Even though I love most things about Gore Vidal, excepting only his politics, I still love Buckley. Yes, even though, when Vidal (admittedly) tripped and called Buckley a crypto-Nazi (he meant to say fascist, Buckley called him a queer and threatened to punch him in the nose. (Gawker called the exchange, now on YouTube, a catfight of Received Pronunciation.) I could never be Catholic, but Buckley's beliefs are closer to my own.
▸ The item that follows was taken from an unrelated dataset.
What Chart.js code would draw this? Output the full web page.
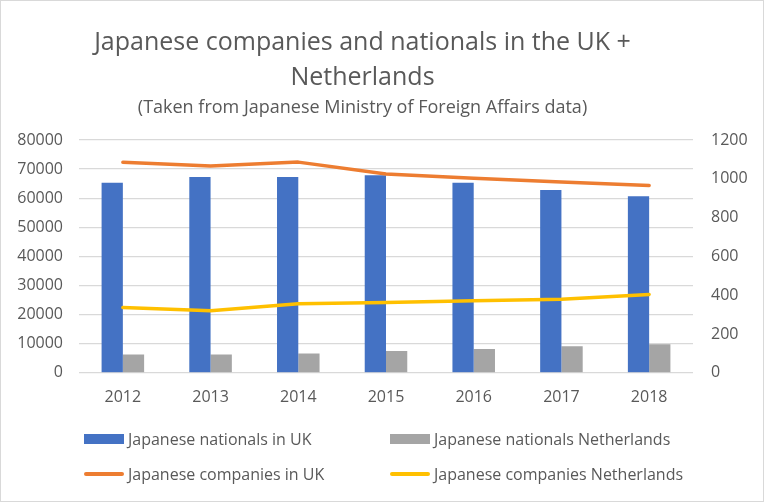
<!DOCTYPE html>
<html>
<head>
<meta charset="utf-8">
<script src="https://cdn.jsdelivr.net/npm/chart.js@4.4.1/dist/chart.umd.min.js"></script>
<style>
  html, body { margin: 0; padding: 0; background: #fff; }
  #wrap { position: relative; width: 764px; height: 502px; font-family: 'Open Sans', sans-serif; }
  #chart { position: absolute; left: 0; top: 0; }
  #frame { position: absolute; left: 0; top: 0; right: 0; bottom: 0; border: 1px solid #d9d9d9; pointer-events: none; }
  .item { position: absolute; display: flex; align-items: center; height: 22px; font-size: 16px; color: #595959; white-space: nowrap; }
  .swatch { width: 40px; margin-right: 4px; }
</style>
</head>
<body>
<div id="wrap">
  <canvas id="chart" width="764" height="502"></canvas>
  <div id="legend"></div>
  <div id="frame"></div>
</div>
<script>
// values
const years = ['2012', '2013', '2014', '2015', '2016', '2017', '2018'];
const nationalsUK = [65300, 67300, 67300, 67900, 65300, 62800, 60700];
const nationalsNL = [6300, 6300, 6650, 7450, 8150, 9150, 9850];
const companiesUK = [1085, 1066, 1086, 1025, 1003, 984, 966];
const companiesNL = [336, 320, 356, 362, 372, 379, 404];

const leftTicks = { min: 0, max: 80000, step: 10000 };
const rightTicks = { min: 0, max: 1200, step: 200 };

const grey = '#595959';
Chart.defaults.font.family = "'Open Sans', sans-serif";
Chart.defaults.font.size = 16;
Chart.defaults.color = grey;

// Excel centres the title a little left of the canvas middle
const shiftTitles = {
    id: 'shiftTitles',
    afterLayout(chart) {
        chart.boxes.forEach(b => {
            if (!b.axis && b.options && b.options.position === 'top') {
                b.left -= 22;
                b.right -= 22;
            }
        });
    }
};

const lineStyle = {
    type: 'line',
    yAxisID: 'y1',
    borderWidth: 3.5,
    pointRadius: 0,
    tension: 0,
    borderCapStyle: 'round',
    borderJoinStyle: 'round',
    order: 1
};

const plain = v => String(v);

const chart = new Chart(document.getElementById('chart'), {
    type: 'bar',
    data: {
        labels: years,
        datasets: [
            { label: 'Japanese nationals in UK', data: nationalsUK, backgroundColor: '#4472c4', yAxisID: 'y', order: 2,
              categoryPercentage: 0.485, barPercentage: 1 },
            { label: 'Japanese nationals Netherlands', data: nationalsNL, backgroundColor: '#a5a5a5', yAxisID: 'y', order: 2,
              categoryPercentage: 0.485, barPercentage: 1 },
            Object.assign({ label: 'Japanese companies in UK', data: companiesUK, borderColor: '#ed7d31', backgroundColor: '#ed7d31' }, lineStyle),
            Object.assign({ label: 'Japanese companies Netherlands', data: companiesNL, borderColor: '#ffc000', backgroundColor: '#ffc000' }, lineStyle)
        ]
    },
    options: {
        responsive: false,
        animation: false,
        layout: { padding: { left: 15, right: 10, top: 0, bottom: 80 } },
        plugins: {
            legend: { display: false },
            tooltip: { enabled: false },
            title: {
                display: true,
                text: ['Japanese companies and nationals in the UK +', 'Netherlands'],
                color: grey,
                font: { size: 25, weight: 'normal', lineHeight: 1.4 },
                padding: { top: 25, bottom: 0 }
            },
            subtitle: {
                display: true,
                text: '(Taken from Japanese Ministry of Foreign Affairs data)',
                color: grey,
                font: { size: 18, weight: 'normal', lineHeight: 22 / 18 },
                padding: { top: 2, bottom: 21 }
            }
        },
        scales: {
            x: {
                grid: { display: false, drawTicks: false },
                border: { display: false },
                ticks: { padding: 15 }
            },
            y: {
                position: 'left',
                min: leftTicks.min,
                max: leftTicks.max,
                ticks: { stepSize: leftTicks.step, padding: 16, callback: plain },
                grid: { color: '#d9d9d9', lineWidth: 1.3, drawTicks: false },
                border: { display: false },
                afterFit: s => { s.width = 64; }
            },
            y1: {
                position: 'right',
                min: rightTicks.min,
                max: rightTicks.max,
                ticks: { stepSize: rightTicks.step, padding: 18, callback: plain },
                grid: { drawOnChartArea: false, drawTicks: false },
                border: { display: false },
                afterFit: s => { s.width = 61; }
            }
        }
    },
    plugins: [shiftTitles]
});

// two-column legend, laid out like the Excel one
const legendEl = document.getElementById('legend');
const colX = [84, 390];
const rowY = [439, 474];
chart.data.datasets.forEach((ds, i) => {
    const item = document.createElement('div');
    item.className = 'item';
    item.style.left = colX[i % 2] + 'px';
    item.style.top = (rowY[Math.floor(i / 2)] - 11) + 'px';
    const sw = document.createElement('span');
    sw.className = 'swatch';
    if (ds.type === 'line') {
        sw.style.height = '4px';
        sw.style.borderRadius = '2px';
        sw.style.background = ds.borderColor;
    } else {
        sw.style.height = '10px';
        sw.style.background = ds.backgroundColor;
    }
    const txt = document.createElement('span');
    txt.textContent = ds.label;
    item.appendChild(sw);
    item.appendChild(txt);
    legendEl.appendChild(item);
});
</script>
</body>
</html>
When challenged for his support for Jim Crow in the South, Buckley magnanimously counter-offered to disenfranchise uneducated whites. Even as he chatted up Ronald Reagan and Truman Capote in the White House, Buckley suggested tattooing the HIV+ under their clothes as an alternative to quarantine. (Please. This was before we knew how bound to blood vectors HIV is.) His Letters column in National Review was collected under the title Cancel Your Own Goddamn Subscription.
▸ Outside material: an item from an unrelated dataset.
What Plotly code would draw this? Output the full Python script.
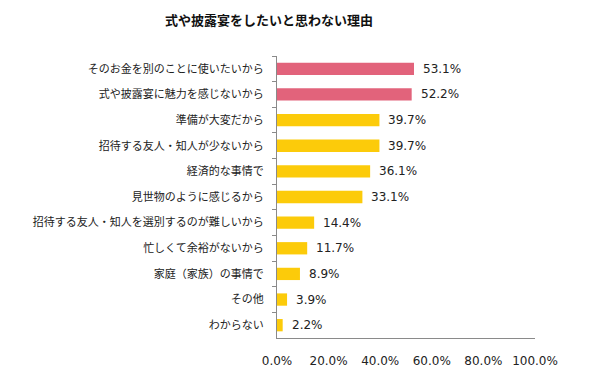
import plotly.graph_objects as go

categories = [
    "そのお金を別のことに使いたいから",
    "式や披露宴に魅力を感じないから",
    "準備が大変だから",
    "招待する友人・知人が少ないから",
    "経済的な事情で",
    "見世物のように感じるから",
    "招待する友人・知人を選別するのが難しいから",
    "忙しくて余裕がないから",
    "家庭（家族）の事情で",
    "その他",
    "わからない",
]
values = [53.1, 52.2, 39.7, 39.7, 36.1, 33.1, 14.4, 11.7, 8.9, 3.9, 2.2]
highlight = [True, True, False, False, False, False, False, False, False, False, False]
x_ticks = [0, 20, 40, 60, 80, 100]

PINK = "#E2637B"
YELLOW = "#FCCB0A"
colors = [PINK if h else YELLOW for h in highlight]

W, H = 600, 380

fig = go.Figure(
    go.Bar(
        y=categories,
        x=values,
        orientation="h",
        marker=dict(color=colors, line=dict(width=0)),
        width=0.48,
        hoverinfo="skip",
    )
)

for c, v in zip(categories, values):
    fig.add_annotation(
        x=v, y=c, text=f"{v:.1f}%", showarrow=False, xanchor="left", xshift=7,
        font=dict(family="DejaVu Sans", size=12, color="#222222"),
    )

fig.update_layout(
    width=W,
    height=H,
    margin=dict(l=277, r=65, t=56, b=38),
    paper_bgcolor="white",
    plot_bgcolor="white",
    showlegend=False,
    title=dict(
        text="<b>式や披露宴をしたいと思わない理由</b>",
        x=269 / W, xanchor="center", y=1 - 20 / H, yanchor="middle",
        font=dict(family="Noto Sans CJK JP", size=13, color="#111111"),
    ),
    xaxis=dict(
        range=[0, 100],
        tickvals=x_ticks,
        ticktext=[f"{t:.1f}%" for t in x_ticks],
        showgrid=False,
        zeroline=False,
        showline=True,
        linecolor="#8a8a8a",
        linewidth=1,
        ticks="",
        ticklabelstandoff=12,
        tickfont=dict(family="DejaVu Sans", size=12, color="#222222"),
        fixedrange=True,
    ),
    yaxis=dict(
        categoryorder="array",
        categoryarray=categories,
        autorange="reversed",
        showgrid=False,
        zeroline=False,
        showline=True,
        linecolor="#8a8a8a",
        linewidth=1,
        ticks="outside",
        tickson="boundaries",
        ticklen=4,
        tickcolor="#8a8a8a",
        ticklabelstandoff=10,
        tickfont=dict(family="Noto Sans CJK JP", size=11, color="#222222"),
        fixedrange=True,
    ),
)

fig.write_html(
    "out.html",
    config={"displayModeBar": False, "staticPlot": True},
    post_script="document.body.style.margin='0';",
)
Face it: if TV shows could sail and pleonase, Bill would be South Park. Or, reading David Brooks, perhaps Stewie Griffin.
Buckley's style is damn near Churchillian. His sailing books are wonderful. He had the kind of life we all wish we could have. In all the pictures of him I've seen, Bill Buckley is grinning ear to ear.
In other news, this article is probably the most accurate look at Slick Willy's role in Hillary's campaign yet. It is also a warning sign to anyone who thinks this chick is in any way experienced (more so than Monica Lewinsky?) to be Chief Executive of the U.S. Government. Bill has ten times her skill and will end up running her White House or watching as she thrashes in the slough of politics. Ugh.
Bob Geldof (father of the luscious Peaches, among other things) writes a moving article about Africa and George Bush. I disagree with his assessments (Al Gore was in favor of extraordinary rendition, Iraq is not a mistake, Gitmo is a prison camp not a torture chamber, we've waterboarded all of three al Qaeda operatives, all high level, all in 2003) but it's a new look at a very small world called Air Force One traveling through the great world of Africa. "America was flying through the warm African night and I was hitching a ride on her."
Junge Freiheit gives us a Victor Davis Hanson interview that explains the American immigration debate to Europeans better than I ever could. Also, please note Hanson is a classical Greek scholar who would be very upset if Europe were to disappear itself.